If one of its underlying cube can answer the query, the hybrid will be selected;
Question 2: How hybrid to answer the query?
Hybrid will delegate the query to each of its children realizations; If a child cube is capable for this query (match all dimensions/metrics), it will return the results to the hybrid, otherwise it will be skipped; Finally query engine will aggregate the data from hybrid before return to user;
Question 3: Will hybrid check the date/time duplication?
No; it depends on user to ensure the cubes in a hybrid don’t have date/time range duplication; For example, the “Cube_V1” is ended at 2015-9-20 (excluding), the “Cube_V2” should start from 2015-9-20 (including);
Question 4: Will hybrid restrict the children cubes having the same data model?

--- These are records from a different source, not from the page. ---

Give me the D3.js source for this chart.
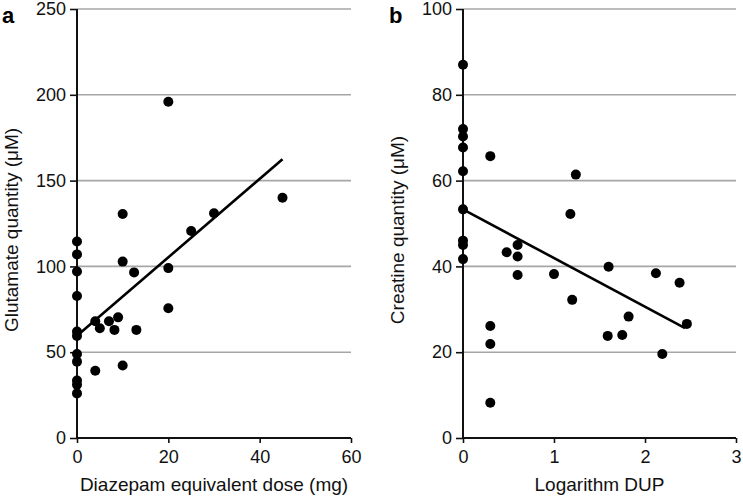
<!DOCTYPE html>
<html>
<head>
<meta charset="utf-8">
<script src="https://cdn.jsdelivr.net/npm/d3@7"></script>
<style>
  html, body { margin: 0; padding: 0; background: #fff; }
  svg { display: block; font-family: "Liberation Sans", Arial, sans-serif; }
</style>
</head>
<body>
<svg id="chart" width="743" height="497"></svg>
<script>
// ---- Panel a: Glutamate vs Diazepam equivalent dose ----
const doseX = [0, 0, 0, 0, 0, 0, 0, 0, 0, 0, 0,
               4, 5, 7, 9, 8.2, 13, 10, 12.5, 4, 10, 20, 10, 45, 25, 30, 20, 20];
const glutamateY = [114.5, 107, 97, 82.7, 62, 59.5, 49, 44.5, 33.5, 31, 26,
                    68, 64, 68, 70.3, 63, 63, 102.8, 96.5, 39.2, 42.3, 196, 130.5, 140, 120.6, 131, 99, 75.6];
const trendA_x = [0, 45];
const trendA_y = [59.6, 162.4];
const ticksA_x = [0, 20, 40, 60];
const ticksA_y = [0, 50, 100, 150, 200, 250];

// ---- Panel b: Creatine vs Logarithm DUP ----
const logDupX = [0, 0, 0, 0, 0, 0, 0, 0, 0,
                 0.3, 0.3, 0.3, 0.3,
                 0.48, 0.6, 0.6, 0.6, 1.0, 1.2, 1.18, 1.24, 1.6, 1.59, 1.75, 1.82, 2.12, 2.19, 2.38, 2.46];
const creatineY = [87, 72, 70.3, 67.7, 62.2, 53.3, 46, 45, 41.7,
                   65.7, 26.1, 21.9, 8.2,
                   43.3, 45, 42.3, 38, 38.2, 32.2, 52.2, 61.4, 39.9, 23.8, 24, 28.3, 38.4, 19.6, 36.2, 26.6];
const trendB_x = [0, 2.44];
const trendB_y = [53.3, 25.6];
const ticksB_x = [0, 1, 2, 3];
const ticksB_y = [0, 20, 40, 60, 80, 100];

const svg = d3.select("#chart");

function panel(cfg) {
  const x = d3.scaleLinear().domain(cfg.xDomain).range(cfg.xRange);
  const y = d3.scaleLinear().domain(cfg.yDomain).range([438, 9]);
  const g = svg.append("g");

  // gridlines
  g.append("g")
    .selectAll("line")
    .data(cfg.yTicks.filter(d => d !== 0))
    .join("line")
    .attr("x1", x(cfg.xDomain[0])).attr("x2", x(cfg.xDomain[1]))
    .attr("y1", d => y(d)).attr("y2", d => y(d))
    .attr("stroke", "#a6a6a6").attr("stroke-width", 1.6);

  // y axis
  const ya = g.append("g")
    .attr("transform", `translate(${x(cfg.xDomain[0])},0)`)
    .call(d3.axisLeft(y).tickValues(cfg.yTicks).tickSize(7).tickPadding(4).tickFormat(d3.format("d")));
  ya.select(".domain").attr("stroke", "#111").attr("stroke-width", 2).attr("d", `M0,${y(cfg.yDomain[1])}V${y(0)}`);
  ya.selectAll(".tick line").attr("stroke", "#111").attr("stroke-width", 1.6);
  ya.selectAll("text").attr("font-size", 18).attr("fill", "#111").attr("font-family", "Liberation Sans, Arial, sans-serif");

  // x axis
  const xa = g.append("g")
    .attr("transform", `translate(0,${y(0)})`)
    .call(d3.axisBottom(x).tickValues(cfg.xTicks).tickSize(5).tickPadding(7).tickFormat(d3.format("d")));
  xa.select(".domain").attr("stroke", "#111").attr("stroke-width", 2).attr("d", `M${x(cfg.xDomain[0])},0H${x(cfg.xDomain[1])}`);
  xa.selectAll(".tick line").attr("stroke", "#111").attr("stroke-width", 1.6);
  xa.selectAll("text").attr("font-size", 18).attr("fill", "#111").attr("font-family", "Liberation Sans, Arial, sans-serif");

  // trend line
  g.append("line")
    .attr("x1", x(cfg.trendX[0])).attr("y1", y(cfg.trendY[0]))
    .attr("x2", x(cfg.trendX[1])).attr("y2", y(cfg.trendY[1]))
    .attr("stroke", "#000").attr("stroke-width", 2.6);

  // points
  g.append("g")
    .selectAll("circle")
    .data(cfg.xs.map((v, i) => [v, cfg.ys[i]]))
    .join("circle")
    .attr("cx", d => x(d[0])).attr("cy", d => y(d[1]))
    .attr("r", 5).attr("fill", "#000");

  // axis titles
  g.append("text")
    .attr("x", (x(cfg.xDomain[0]) + x(cfg.xDomain[1])) / 2)
    .attr("y", 491)
    .attr("text-anchor", "middle")
    .attr("font-size", 19).attr("fill", "#111")
    .text(cfg.xTitle);
  g.append("text")
    .attr("transform", `translate(${cfg.yTitleX},${230}) rotate(-90)`)
    .attr("text-anchor", "middle")
    .attr("font-size", 19).attr("fill", "#111")
    .text(cfg.yTitle);

  // panel label
  g.append("text")
    .attr("x", cfg.labelX).attr("y", 23)
    .attr("font-size", 22).attr("font-weight", "bold").attr("fill", "#000")
    .text(cfg.label);
}

panel({
  xDomain: [0, 60], xRange: [77, 351], yDomain: [0, 250],
  xTicks: ticksA_x, yTicks: ticksA_y,
  xs: doseX, ys: glutamateY, trendX: trendA_x, trendY: trendA_y,
  xTitle: "Diazepam equivalent dose (mg)", yTitle: "Glutamate quantity (μM)",
  yTitleX: 18, label: "a", labelX: 2
});

panel({
  xDomain: [0, 3], xRange: [463, 736], yDomain: [0, 100],
  xTicks: ticksB_x, yTicks: ticksB_y,
  xs: logDupX, ys: creatineY, trendX: trendB_x, trendY: trendB_y,
  xTitle: "Logarithm DUP", yTitle: "Creatine quantity (μM)",
  yTitleX: 404, label: "b", labelX: 389
});
</script>
</body>
</html>
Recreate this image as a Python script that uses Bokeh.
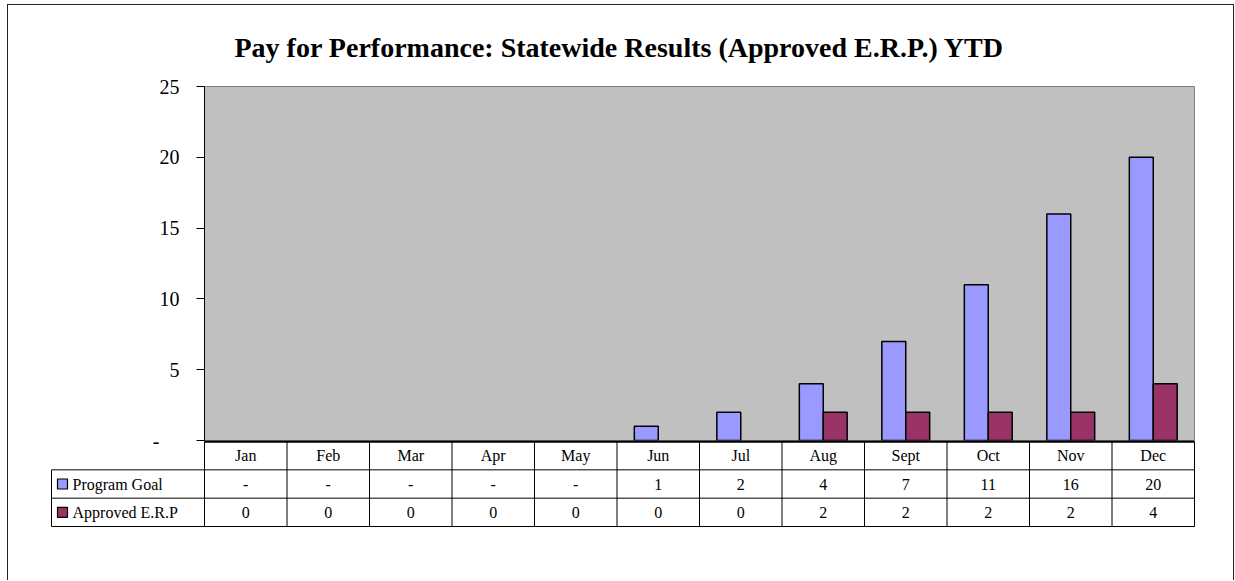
from bokeh.plotting import figure
from bokeh.models import ColumnDataSource, FactorRange, Range1d, FixedTicker
from bokeh.transform import dodge
from bokeh.layouts import column
from bokeh.core.properties import value
from bokeh.embed import file_html
from bokeh.resources import INLINE

# ---- data ----
months = ["Jan", "Feb", "Mar", "Apr", "May", "Jun", "Jul", "Aug", "Sept", "Oct", "Nov", "Dec"]
program_goal = [0, 0, 0, 0, 0, 1, 2, 4, 7, 11, 16, 20]
approved_erp = [0, 0, 0, 0, 0, 0, 0, 2, 2, 2, 2, 4]
series_names = ["Program Goal", "Approved E.R.P"]
series_colors = ["#9999FF", "#993366"]
y_ticks = [0, 5, 10, 15, 20, 25]
title_text = "Pay for Performance: Statewide Results (Approved E.R.P.) YTD"

FONT = "Liberation Serif"
W = 1225
COL_PX = 82.5      # width of one month column
LEG_PX = 153       # width of the legend column of the table
PAD_PX = 2
OVERLAP = 20
n = len(months)

# ---- chart ----
pA = figure(width=W, height=435 + OVERLAP,
            x_range=FactorRange(factors=months, range_padding=0, factor_padding=0),
            y_range=Range1d(0, y_ticks[-1]),
            x_axis_location=None, toolbar_location=None, output_backend="svg",
            min_border_left=196, min_border_right=39, min_border_top=79,
            min_border_bottom=OVERLAP, title=title_text)
pA.title.align = "left"
pA.title.offset = 30
pA.title.text_font = FONT
pA.title.text_font_size = "28px"
pA.title.text_font_style = "bold"
pA.title.text_color = "black"
pA.title.standoff = 48

pA.background_fill_color = "#C0C0C0"
pA.border_fill_color = "white"
pA.outline_line_color = "#808080"
pA.outline_line_width = 1
pA.xgrid.visible = False
pA.ygrid.visible = False

src = ColumnDataSource(dict(month=months, goal=program_goal, approved=approved_erp,
                            goal_la=[0 if v == 0 else 1 for v in program_goal],
                            appr_la=[0 if v == 0 else 1 for v in approved_erp]))
pA.vbar(x=dodge("month", -0.145, range=pA.x_range), top="goal", width=0.29, source=src,
        fill_color=series_colors[0], line_color="black", line_width=1.5, line_alpha="goal_la")
pA.vbar(x=dodge("month", 0.145, range=pA.x_range), top="approved", width=0.29, source=src,
        fill_color=series_colors[1], line_color="black", line_width=1.5, line_alpha="appr_la")

ya = pA.yaxis[0]
ya.ticker = FixedTicker(ticks=y_ticks)
ya.major_label_overrides = {0: "-\u00a0\u00a0\u00a0\u00a0"}
ya.major_label_text_font = FONT
ya.major_label_text_font_size = "20px"
ya.major_label_text_color = "black"
ya.major_label_standoff = 17
ya.major_tick_out = 8
ya.major_tick_in = 0
ya.minor_tick_out = 0
ya.minor_tick_in = 0
ya.axis_line_color = "black"
ya.major_tick_line_color = "black"

# ---- data table ----
x0 = -LEG_PX / COL_PX
pad = PAD_PX / COL_PX
pB = figure(width=W, height=140,
            x_range=Range1d(x0 - pad, n + pad), y_range=Range1d(-0.07, 3.035),
            x_axis_location=None, y_axis_location=None, toolbar_location=None,
            output_backend="svg",
            min_border_left=41, min_border_right=37, min_border_top=0, min_border_bottom=52)
pB.background_fill_color = None
pB.border_fill_color = None
pB.outline_line_color = None
pB.xgrid.visible = False
pB.ygrid.visible = False

# horizontal rules
pB.segment(x0=[0, x0, x0, x0], x1=[n, n, n, n], y0=[3, 2, 1, 0], y1=[3, 2, 1, 0],
           line_color="black", line_width=[2.5, 1, 1, 1])
# vertical rules
vx = list(range(n + 1)) + [x0]
pB.segment(x0=vx, x1=vx, y0=[0] * len(vx), y1=[3] * (n + 1) + [2],
           line_color="black", line_width=1)

centers = [i + 0.5 for i in range(n)]
goal_text = ["-" if v == 0 else str(v) for v in program_goal]
appr_text = [str(v) for v in approved_erp]
tsrc = ColumnDataSource(dict(x=centers * 3, y=[2.5] * n + [1.5] * n + [0.5] * n,
                             t=months + goal_text + appr_text))
pB.text(x="x", y="y", text="t", source=tsrc, text_font=value(FONT),
        text_font_size=value("16px"), text_color="black",
        text_align="center", text_baseline="middle")

# legend keys + names
pB.scatter(x=[x0 + 11 / COL_PX] * 2, y=[1.5, 0.5], marker="square", size=10,
           fill_color=series_colors, line_color="black", line_width=1.2)
pB.text(x=[x0 + 21 / COL_PX] * 2, y=[1.5, 0.5], text=series_names, text_font=value(FONT),
        text_font_size=value("16px"), text_color="black",
        text_align="left", text_baseline="middle")

BORDER = "1.5px solid #222"
rootA = column(pA, styles={"margin-left": "7px", "margin-top": "4px",
                           "border-top": BORDER, "border-left": BORDER, "border-right": BORDER})
rootB = column(pB, styles={"margin-left": "7px", "margin-top": f"-{OVERLAP}px",
                           "border-left": BORDER, "border-right": BORDER})

open("out.html", "w").write(file_html([rootA, rootB], INLINE))
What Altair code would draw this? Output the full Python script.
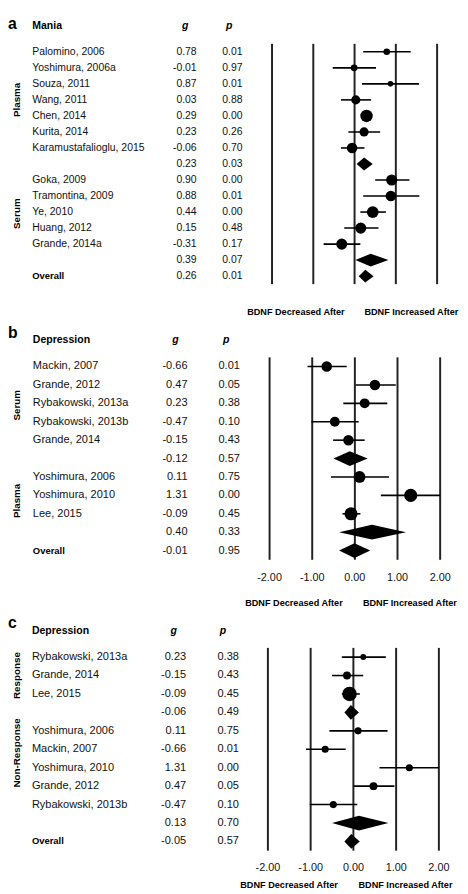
import altair as alt
import pandas as pd

FONT = "Liberation Sans"

# ---------------- data ----------------
ticks = [-2, -1, 0, 1, 2]
tick_labels = ["-2.00", "-1.00", "0.00", "1.00", "2.00"]

# Panel a : Mania
names_a = ["Palomino, 2006", "Yoshimura, 2006a", "Souza, 2011", "Wang, 2011", "Chen, 2014",
           "Kurita, 2014", "Karamustafalioglu, 2015", "", "Goka, 2009", "Tramontina, 2009",
           "Ye, 2010", "Huang, 2012", "Grande, 2014a", "", "Overall"]
g_a = [0.78, -0.01, 0.87, 0.03, 0.29, 0.23, -0.06, 0.23, 0.90, 0.88, 0.44, 0.15, -0.31, 0.39, 0.26]
p_a = ["0.01", "0.97", "0.01", "0.88", "0.00", "0.26", "0.70", "0.03", "0.00", "0.01", "0.00",
       "0.48", "0.17", "0.07", "0.01"]
lo_a = [0.21, -0.53, 0.18, -0.33, 0.17, -0.15, -0.33, 0.05, 0.50, 0.21, 0.14, -0.25, -0.75, 0.02, 0.10]
hi_a = [1.36, 0.52, 1.56, 0.40, 0.41, 0.62, 0.24, 0.44, 1.33, 1.57, 0.76, 0.58, 0.14, 0.82, 0.46]
weight_a = [28, 31, 20, 54, 101, 54, 72, None, 80, 72, 90, 80, 80, None, None]
groups_a = ["Plasma", "Serum"]
group_rows_a = [4.0, 11.1]

# Panel b : Depression
names_b = ["Mackin, 2007", "Grande, 2012", "Rybakowski, 2013a", "Rybakowski, 2013b", "Grande, 2014",
           "", "Yoshimura, 2006", "Yoshimura, 2010", "Lee, 2015", "", "Overall"]
g_b = [-0.66, 0.47, 0.23, -0.47, -0.15, -0.12, 0.11, 1.31, -0.09, 0.40, -0.01]
p_b = ["0.01", "0.05", "0.38", "0.10", "0.43", "0.57", "0.75", "0.00", "0.45", "0.33", "0.95"]
lo_b = [-1.11, 0.02, -0.27, -1.02, -0.51, -0.50, -0.56, 0.61, -0.29, -0.37, -0.37]
hi_b = [-0.19, 0.96, 0.76, 0.09, 0.23, 0.30, 0.80, 2.00, 0.13, 1.20, 0.36]
weight_b = [72, 72, 63, 63, 72, None, 90, 111, 111, None, None]
groups_b = ["Serum", "Plasma"]
group_rows_b = [3.1, 8.3]

# Panel c : Depression (response)
names_c = ["Rybakowski, 2013a", "Grande, 2014", "Lee, 2015", "", "Yoshimura, 2006", "Mackin, 2007",
           "Yoshimura, 2010", "Grande, 2012", "Rybakowski, 2013b", "", "Overall"]
g_c = [0.23, -0.15, -0.09, -0.06, 0.11, -0.66, 1.31, 0.47, -0.47, 0.13, -0.05]
p_c = ["0.38", "0.43", "0.45", "0.49", "0.75", "0.01", "0.00", "0.05", "0.10", "0.70", "0.57"]
lo_c = [-0.27, -0.50, -0.27, -0.21, -0.56, -1.11, 0.61, 0.00, -1.02, -0.50, -0.21]
hi_c = [0.76, 0.23, 0.15, 0.13, 0.80, -0.18, 2.00, 0.96, 0.09, 0.82, 0.15]
weight_c = [23, 40, 135, None, 33, 33, 33, 40, 33, None, None]
groups_c = ["Response", "Non-Response"]
group_rows_c = [2.0, 6.2]

dec_label = "BDNF Decreased After"
inc_label = "BDNF Increased After"

# ---------------- layout (pixels) ----------------
LAY_A = dict(h=308, xr=[268.7, 436.7], yr=[32.7, 261.0], fs=10.6, name_x=24.7, g_r=192, p_r=238.7,
             g_head=180.3, p_head=225, head_y=6, letter_y=9, ticks_y=None, bdnf_y=297.7,
             bdnf_x=[293, 410.5])
LAY_B = dict(h=296, xr=[266.2, 439.8], yr=[45.0, 232.3], fs=11.2, name_x=25.3, g_r=182.7, p_r=236,
             g_head=170.3, p_head=222, head_y=18, letter_y=16, ticks_y=260, bdnf_y=285.7,
             bdnf_x=[291, 409])
LAY_C = dict(h=284, xr=[264.5, 438.5], yr=[44.7, 232.3], fs=11.2, name_x=24.3, g_r=181.3, p_r=235,
             g_head=168.7, p_head=218.7, head_y=18, letter_y=15, ticks_y=259, bdnf_y=277,
             bdnf_x=[286, 404.5])


def one_text(txt, x, y, **kw):
    return alt.Chart(pd.DataFrame({"t": [txt]})).mark_text(font=FONT, color="black", **kw).encode(
        x=alt.value(x), y=alt.value(y), text="t:N")


def panel(letter, header, names, g, p, lo, hi, weight, groups, group_rows, L):
    n = len(names)
    rows = list(range(1, n + 1))
    kind = ["overall" if nm == "Overall" else ("pooled" if nm == "" else "study") for nm in names]
    df = pd.DataFrame(dict(row=rows, name=names, g=g, p=p, lo=lo, hi=hi, w=weight, kind=kind))
    df["gtxt"] = [f"{v:.2f}" for v in g]
    studies = df[df.kind == "study"]
    pooled = df[df.kind != "study"]
    dia = []
    for _, r in pooled.iterrows():
        dia += [dict(id=int(r.row), x=r.lo, y=r.row, y2=r.row),
                dict(id=int(r.row), x=r.g, y=r.row - 0.4, y2=r.row + 0.4),
                dict(id=int(r.row), x=r.hi, y=r.row, y2=r.row)]
    dia = pd.DataFrame(dia)
    tk = pd.DataFrame(dict(t=ticks, lab=tick_labels, ya=[0.5] * 5, yb=[n + 0.5] * 5))
    gr = pd.DataFrame(dict(lab=groups, row=group_rows))

    xs = alt.Scale(domain=[-2, 2], range=L["xr"], nice=False, zero=False)
    ys = alt.Scale(domain=[1, n], range=L["yr"], nice=False, zero=False)

    def X(f):
        return alt.X(f, scale=xs, axis=None)

    def Y(f):
        return alt.Y(f, scale=ys, axis=None)

    vlines = alt.Chart(tk).mark_rule(color="#222", strokeWidth=2).encode(
        x=X("t:Q"), y=Y("ya:Q"), y2="yb:Q")
    ci = alt.Chart(studies).mark_rule(color="black", strokeWidth=1.6).encode(
        x=X("lo:Q"), x2="hi:Q", y=Y("row:Q"))
    pts = alt.Chart(studies).mark_point(filled=True, shape="circle", color="black", opacity=1).encode(
        x=X("g:Q"), y=Y("row:Q"),
        size=alt.Size("w:Q", scale=alt.Scale(type="linear", domain=[0, 100], range=[0, 160]), legend=None))
    dmd = alt.Chart(dia).mark_area(color="black", opacity=1, orient="vertical").encode(
        x=X("x:Q"), y=Y("y:Q"), y2="y2:Q", detail="id:N")

    base_txt = dict(font=FONT, baseline="middle", fontSize=L["fs"])
    nm = alt.Chart(df[df.kind == "study"]).mark_text(align="left", color="#111", **base_txt).encode(
        x=alt.value(L["name_x"]), y=Y("row:Q"), text="name:N")
    ov = alt.Chart(df[df.kind == "overall"]).mark_text(
        align="left", color="black", font=FONT, baseline="middle", fontSize=9.6, fontWeight="bold").encode(
        x=alt.value(L["name_x"]), y=Y("row:Q"), text="name:N")
    gt = alt.Chart(df).mark_text(align="right", color="#111", **base_txt).encode(
        x=alt.value(L["g_r"]), y=Y("row:Q"), text="gtxt:N")
    pt = alt.Chart(df).mark_text(align="right", color="#111", **base_txt).encode(
        x=alt.value(L["p_r"]), y=Y("row:Q"), text="p:N")
    grp = alt.Chart(gr).mark_text(angle=270, align="center", baseline="middle", font=FONT,
                                  fontSize=10, fontWeight="bold", color="black").encode(
        x=alt.value(9), y=Y("row:Q"), text="lab:N")

    layers = [vlines, ci, dmd, pts, nm, ov, gt, pt, grp,
              one_text(letter, 0, L["letter_y"], align="left", baseline="alphabetic",
                       fontSize=16, fontWeight="bold"),
              one_text(header, L["name_x"], L["head_y"], align="left", baseline="middle",
                       fontSize=10.7, fontWeight="bold"),
              one_text("g", L["g_head"], L["head_y"], align="center", baseline="middle",
                       fontSize=10.7, fontWeight="bold", fontStyle="italic"),
              one_text("p", L["p_head"], L["head_y"], align="center", baseline="middle",
                       fontSize=10.7, fontWeight="bold", fontStyle="italic"),
              one_text(dec_label, L["bdnf_x"][0], L["bdnf_y"], align="center", baseline="middle",
                       fontSize=9.3, fontWeight="bold"),
              one_text(inc_label, L["bdnf_x"][1], L["bdnf_y"], align="center", baseline="middle",
                       fontSize=9.3, fontWeight="bold"),
              ]
    if L["ticks_y"] is not None:
        layers.append(alt.Chart(tk).mark_text(font=FONT, fontSize=11, color="#111", align="center",
                                              baseline="middle").encode(
            x=X("t:Q"), y=alt.value(L["ticks_y"]), text="lab:N"))
    return alt.layer(*layers).properties(width=460, height=L["h"])


pa = panel("a", "Mania", names_a, g_a, p_a, lo_a, hi_a, weight_a, groups_a, group_rows_a, LAY_A)
pb = panel("b", "Depression", names_b, g_b, p_b, lo_b, hi_b, weight_b, groups_b, group_rows_b, LAY_B)
pc = panel("c", "Depression", names_c, g_c, p_c, lo_c, hi_c, weight_c, groups_c, group_rows_c, LAY_C)

chart = alt.vconcat(pa, pb, pc, spacing=0).properties(padding=0).configure_view(
    stroke=None).configure_concat(spacing=0)

chart.save("out.html", embed_options={"renderer": "svg", "actions": False})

No; To provide as much as flexibility, hybrid doesn’t check whether the children cubes’ fact/lookup tables and join conditions are the same; But user should understand what they’re doing to avoid unexpected behavior.
Question 5: Can hybrid have another hybrid as child?
No; we don’t see the need; so far it assumes all children are Cubes;
Question 6: Can I use hybrid to join multiple cubes?
No; the purpose of hybrid is to consolidate history cube and new cube, something like a “union”, not “join”;
Question 7: If a child cube is disabled, will it be scanned via the hybrid?
No; hybrid instance will check the child realization’s status before sending query to it; so if the cube is disabled, it will not be scanned.